The increased availability of illicitly-produced fentanyl, fentanyl-compounds, and fake pills is an emerging and ongoing threat to public health and safety. In 2019, 51 opioid-related deaths were reported in Alameda County from January 1, 2019 to December 16, 2019.
Many fentanyl overdoses occur among persons who may be aware that they are using fentanyl or a related substance. However, there have been recent anecdotal reports in Alameda County of an increasing number of suspected fentanyl overdoses among persons without a history of opioid use, such as cocaine and methamphetamine users. Many persons who choose to use stimulants are unaware of the emergence of fentanyl laced compound drugs in the overall Bay Area drug supply, and the powerful potency of fentanyl. In addition, many opioid pills, which are made to look like real prescription medications, are now made by counterfeiting organizations and may contain fentanyl.
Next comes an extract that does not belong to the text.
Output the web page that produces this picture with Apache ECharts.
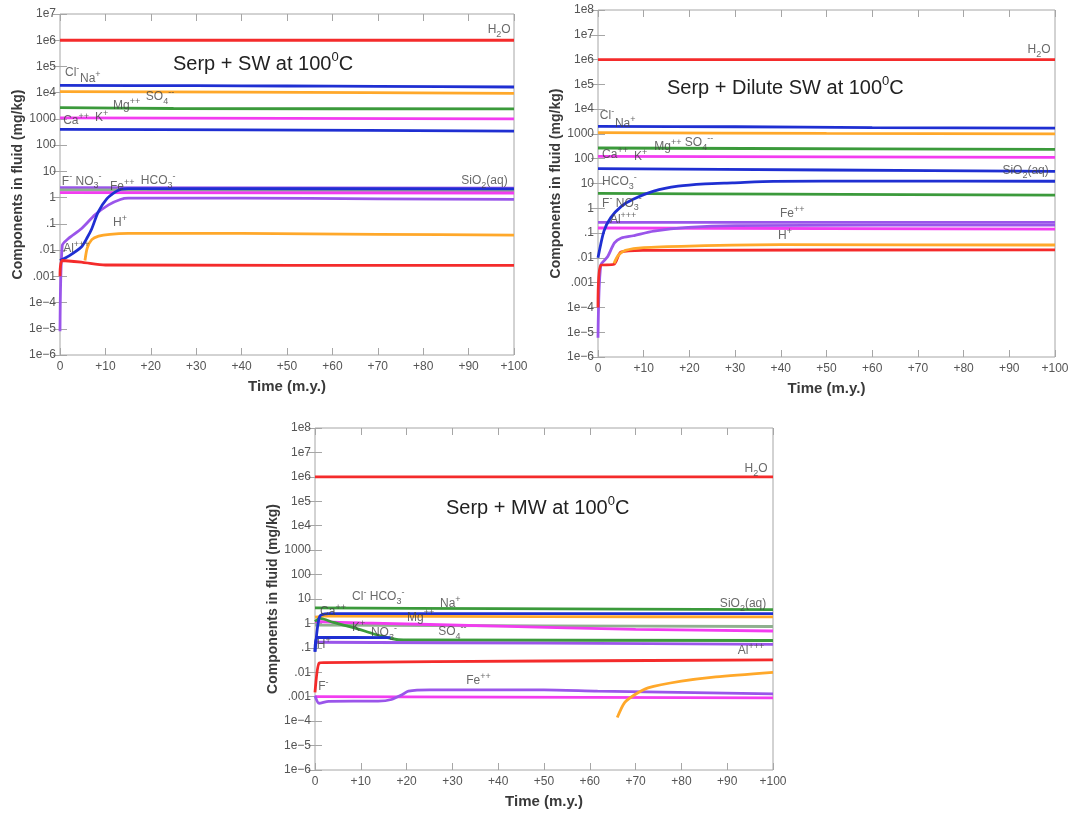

Death from fentanyl toxicity can be more rapid than from other opioids, and overdoses may require more naloxone for reversal than other opioids – prompt peer response is essential. In addition, there are concerns regarding the increase in synthetic opioid and fentanyl derivatives that may be longer-acting, and may not be detected in routine urine toxicology screens. This alert provides awareness and actions for all health care providers in Alameda County to take when presented with a suspected or confirmed opioid overdose case at their facility.